Deep Learning Warm Starts for Trajectory Optimization on the International Space Station
Somrita Banerjee, Abhishek Cauligi, Marco Pavone
TL;DR
Onboard trajectory optimization for space systems is computationally demanding on resource-constrained flight computers. The authors employ amortized optimization to learn a problem–solution mapping that provides warm starts for Sequential Convex Programming (SCP), with safety ensured online by the GuSTO solver; the neural-warm-starts are trained offline from optimized trajectories. Key findings show that learned warm starts preserve the optimal cost $J^*$ while reducing solver iterations by about $60\%$ for rotational dynamics and about $50\%$ for obstacle scenarios drawn from the training data, though generalization to unseen obstacles is limited by the network architecture ($J^*$ remains unchanged but convergence accelerates only in familiar regimes). This work demonstrates safe, onboard, learning-guided trajectory optimization in space, elevating the Technology Readiness Level from $3$ to $5$ and enabling real-time autonomous guidance, navigation, and control for future missions.
Abstract
Trajectory optimization is a cornerstone of modern robot autonomy, enabling systems to compute trajectories and controls in real-time while respecting safety and physical constraints.
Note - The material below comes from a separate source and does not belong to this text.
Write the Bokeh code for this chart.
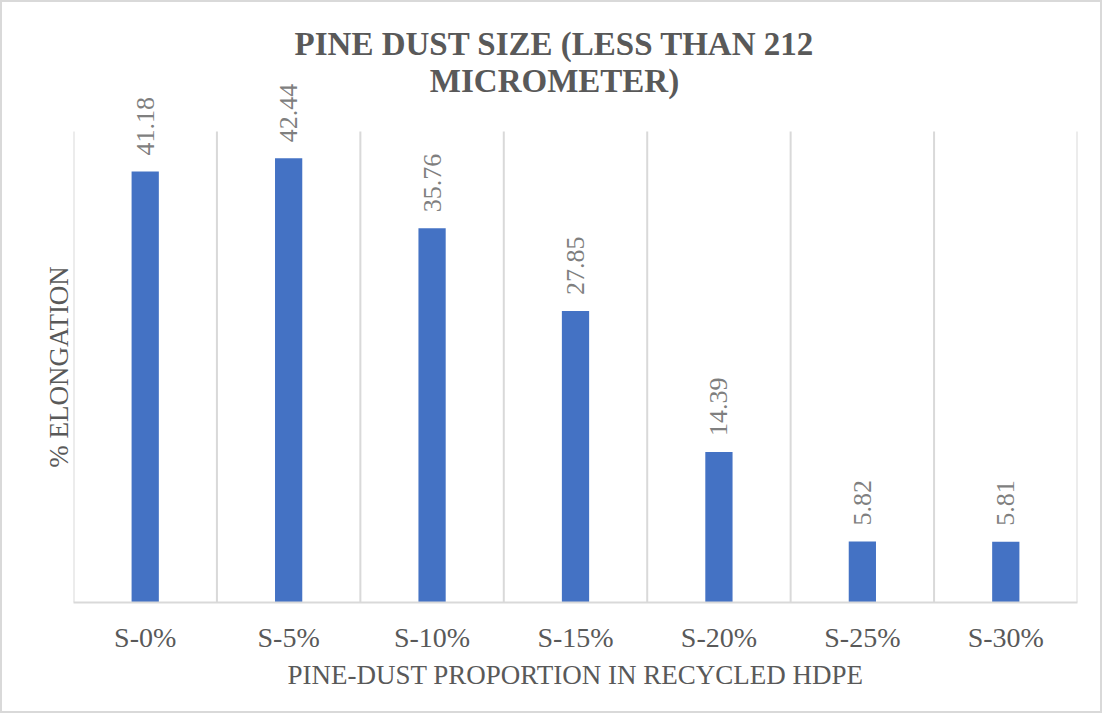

However, it has seen limited usage in spaceflight applications due to its heavy computational demands that exceed the capability of most flight computers. In this work, we provide results on the first in-space demonstration of using machine learning-based warm starts for accelerating trajectory optimization for the Astrobee free-flying robot onboard the International Space Station (ISS). We formulate a data-driven optimal control approach that trains a neural network to learn the structure of the trajectory generation problem being solved using sequential convex programming (SCP). Onboard, this trained neural network predicts solutions for the trajectory generation problem and relies on using the SCP solver to enforce safety constraints for the system. Our trained network reduces the number of solver iterations required for convergence in cases including rotational dynamics by 60% and in cases with obstacles drawn from the training distribution of the warm start model by 50%. This work represents a significant milestone in the use of learning-based control for spaceflight applications and a stepping stone for future advances in the use of machine learning for autonomous guidance, navigation, & control.